Four hours into their trip to play Ohio, Buffalo turned its buses around upon being informed its game on Saturday was canceled and declared a no contest because the Bobcats’ roster was depleted as a result of players testing positive for COVID-19.
The cancelation left Buffalo (4-0) in limbo, waiting for the conference to determine whether the school has won the division title and a berth in the MAC championship game in Detroit on Dec. 18.
Buffalo would’ve clinched the berth with a win over Ohio (2-1). With only one game left in the regular season, the Bulls have run out of division rivals who can mathematically beat them in the standings.
Athletic director Mark Alnutt said Buffalo “has a great case to make” to be division champions, but added he likely won’t get an official ruling from the conference until early next week.
“There’s disappointment, there’s also frustration on our end,” Alnutt said. He also praised his football program for being responsible in having had just one player and two student staff members test positive out of 5,155 COVID-19 tests conducted since October.
Coach Lance Leipold called the situation “fluid,” but questioned how the MAC can rule any differently given it announced the game being canceled rather than postponed.
Messages left with two MAC officials were not returned.
It’s unclear what options the conference has left open in squeezing additional games into an already condensed season with each school limited to a six-gamed schedule.
Ohio already had its game against Miami, Ohio, on Nov. 17 canceled due to COVID-19.
Second-place Kent State, at 3-1, is also down to having one game remaining after its game at Miami, Ohio, on Saturday was also canceled. Buffalo has the tie-reaking edge over Kent State after a 70-41 win over the Flashes last weekend in a game Bulls running back Jaret Patterson had 409 yards rushing and scored eight touchdowns.
Buffalo, which attracted 56 votes in last week's Associated Press college football poll, is scheduled to close its season hosting Akron (0-4) on Dec. 12.

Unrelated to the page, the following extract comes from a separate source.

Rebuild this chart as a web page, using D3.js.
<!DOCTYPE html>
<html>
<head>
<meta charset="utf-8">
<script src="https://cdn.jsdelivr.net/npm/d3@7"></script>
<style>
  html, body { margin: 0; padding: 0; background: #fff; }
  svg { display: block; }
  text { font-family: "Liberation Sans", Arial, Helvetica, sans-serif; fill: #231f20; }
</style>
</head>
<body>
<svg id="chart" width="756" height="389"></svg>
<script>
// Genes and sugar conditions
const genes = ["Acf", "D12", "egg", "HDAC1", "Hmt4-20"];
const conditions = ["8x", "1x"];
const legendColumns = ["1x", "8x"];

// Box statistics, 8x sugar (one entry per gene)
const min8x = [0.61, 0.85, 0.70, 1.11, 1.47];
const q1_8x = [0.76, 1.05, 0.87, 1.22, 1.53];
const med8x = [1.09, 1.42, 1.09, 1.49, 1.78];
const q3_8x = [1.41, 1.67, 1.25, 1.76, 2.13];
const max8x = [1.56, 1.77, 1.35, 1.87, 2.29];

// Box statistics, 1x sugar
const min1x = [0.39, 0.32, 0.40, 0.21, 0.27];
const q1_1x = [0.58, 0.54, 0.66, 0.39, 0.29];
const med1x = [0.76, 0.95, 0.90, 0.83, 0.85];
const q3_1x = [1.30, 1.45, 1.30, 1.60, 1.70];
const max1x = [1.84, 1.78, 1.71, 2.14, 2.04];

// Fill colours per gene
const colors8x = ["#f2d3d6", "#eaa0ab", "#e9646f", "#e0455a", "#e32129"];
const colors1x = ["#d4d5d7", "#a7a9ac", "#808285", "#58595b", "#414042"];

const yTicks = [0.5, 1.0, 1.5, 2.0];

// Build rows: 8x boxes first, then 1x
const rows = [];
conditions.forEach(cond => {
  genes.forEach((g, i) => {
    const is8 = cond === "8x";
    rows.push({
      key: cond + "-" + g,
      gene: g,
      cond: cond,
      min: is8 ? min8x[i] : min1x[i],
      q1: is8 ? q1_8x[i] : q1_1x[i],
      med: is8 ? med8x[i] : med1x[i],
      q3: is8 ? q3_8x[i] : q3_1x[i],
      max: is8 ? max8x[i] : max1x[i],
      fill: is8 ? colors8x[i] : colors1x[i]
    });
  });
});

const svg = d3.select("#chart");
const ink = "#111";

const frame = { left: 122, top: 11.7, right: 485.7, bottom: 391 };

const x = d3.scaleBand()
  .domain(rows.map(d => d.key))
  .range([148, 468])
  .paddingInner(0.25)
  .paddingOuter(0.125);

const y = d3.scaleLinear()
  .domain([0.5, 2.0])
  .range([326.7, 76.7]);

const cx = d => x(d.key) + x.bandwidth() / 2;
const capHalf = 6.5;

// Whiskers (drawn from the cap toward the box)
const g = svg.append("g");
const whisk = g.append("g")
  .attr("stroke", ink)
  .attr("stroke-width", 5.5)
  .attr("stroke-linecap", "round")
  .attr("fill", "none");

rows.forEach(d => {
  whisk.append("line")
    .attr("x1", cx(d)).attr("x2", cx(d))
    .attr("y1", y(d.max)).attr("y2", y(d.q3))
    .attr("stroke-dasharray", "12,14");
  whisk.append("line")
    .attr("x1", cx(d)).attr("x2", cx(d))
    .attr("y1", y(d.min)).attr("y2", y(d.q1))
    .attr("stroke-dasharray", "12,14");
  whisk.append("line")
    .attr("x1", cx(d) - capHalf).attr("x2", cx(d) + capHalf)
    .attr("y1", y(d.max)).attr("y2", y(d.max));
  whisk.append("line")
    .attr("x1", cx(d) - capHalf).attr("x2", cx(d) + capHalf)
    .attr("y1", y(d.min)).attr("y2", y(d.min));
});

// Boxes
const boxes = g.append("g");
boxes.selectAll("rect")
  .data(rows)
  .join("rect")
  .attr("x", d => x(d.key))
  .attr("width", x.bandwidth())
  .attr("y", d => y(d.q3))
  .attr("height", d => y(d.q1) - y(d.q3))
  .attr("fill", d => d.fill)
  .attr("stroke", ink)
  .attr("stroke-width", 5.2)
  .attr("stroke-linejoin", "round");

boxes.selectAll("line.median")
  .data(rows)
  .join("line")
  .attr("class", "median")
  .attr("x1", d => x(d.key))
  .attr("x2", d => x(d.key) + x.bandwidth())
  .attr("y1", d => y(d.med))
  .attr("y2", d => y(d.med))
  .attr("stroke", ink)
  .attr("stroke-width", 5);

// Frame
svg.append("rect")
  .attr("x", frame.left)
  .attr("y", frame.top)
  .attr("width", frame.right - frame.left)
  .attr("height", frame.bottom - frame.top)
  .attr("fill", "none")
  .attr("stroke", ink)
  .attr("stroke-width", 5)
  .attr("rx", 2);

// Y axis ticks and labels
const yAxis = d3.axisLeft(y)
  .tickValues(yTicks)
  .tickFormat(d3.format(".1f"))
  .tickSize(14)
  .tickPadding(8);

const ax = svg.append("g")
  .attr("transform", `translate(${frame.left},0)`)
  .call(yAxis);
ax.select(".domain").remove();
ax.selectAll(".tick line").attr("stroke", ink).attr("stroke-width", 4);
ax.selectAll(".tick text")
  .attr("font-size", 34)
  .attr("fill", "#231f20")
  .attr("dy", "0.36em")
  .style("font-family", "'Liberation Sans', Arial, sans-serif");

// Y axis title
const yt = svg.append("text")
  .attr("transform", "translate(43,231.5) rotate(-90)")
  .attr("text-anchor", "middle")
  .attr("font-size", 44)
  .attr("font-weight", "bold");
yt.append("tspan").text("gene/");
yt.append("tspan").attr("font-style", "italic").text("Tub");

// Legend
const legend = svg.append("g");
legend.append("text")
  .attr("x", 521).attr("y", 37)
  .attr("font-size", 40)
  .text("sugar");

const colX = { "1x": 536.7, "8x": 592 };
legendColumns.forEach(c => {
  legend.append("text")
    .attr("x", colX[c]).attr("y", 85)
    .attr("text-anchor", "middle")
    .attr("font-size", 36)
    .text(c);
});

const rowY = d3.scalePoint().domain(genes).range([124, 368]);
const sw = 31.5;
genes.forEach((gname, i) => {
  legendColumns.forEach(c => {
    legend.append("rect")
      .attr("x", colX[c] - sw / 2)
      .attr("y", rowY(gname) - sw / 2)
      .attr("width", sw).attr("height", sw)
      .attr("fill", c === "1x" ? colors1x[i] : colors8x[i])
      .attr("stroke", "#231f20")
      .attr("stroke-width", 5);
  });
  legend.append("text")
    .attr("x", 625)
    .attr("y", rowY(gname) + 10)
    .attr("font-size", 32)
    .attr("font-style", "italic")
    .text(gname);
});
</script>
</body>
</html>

Leipold summed up his disappointment over the aborted trip to Athens, Ohio, by noting he intended to inform his players of the cancelation at a highway rest stop. He instead had to wait after learning the bathrooms at the stop were closed.
Leipold then had the five-bus caravan turn back toward Buffalo, before breaking the news at the next rest stop.
“We couldn’t catch a break for anything,” Leipold said.
“Everything these young men have gone through since March, I don’t think anything overly surprises them,” he added. “But I’m sure it takes its toll. And that’s why we can keep going and get that opportunity to play Akron, and hopefully play two more after that.”
Leipold was referring to the MAC championship game and the potential of earning a postseason bowl berth.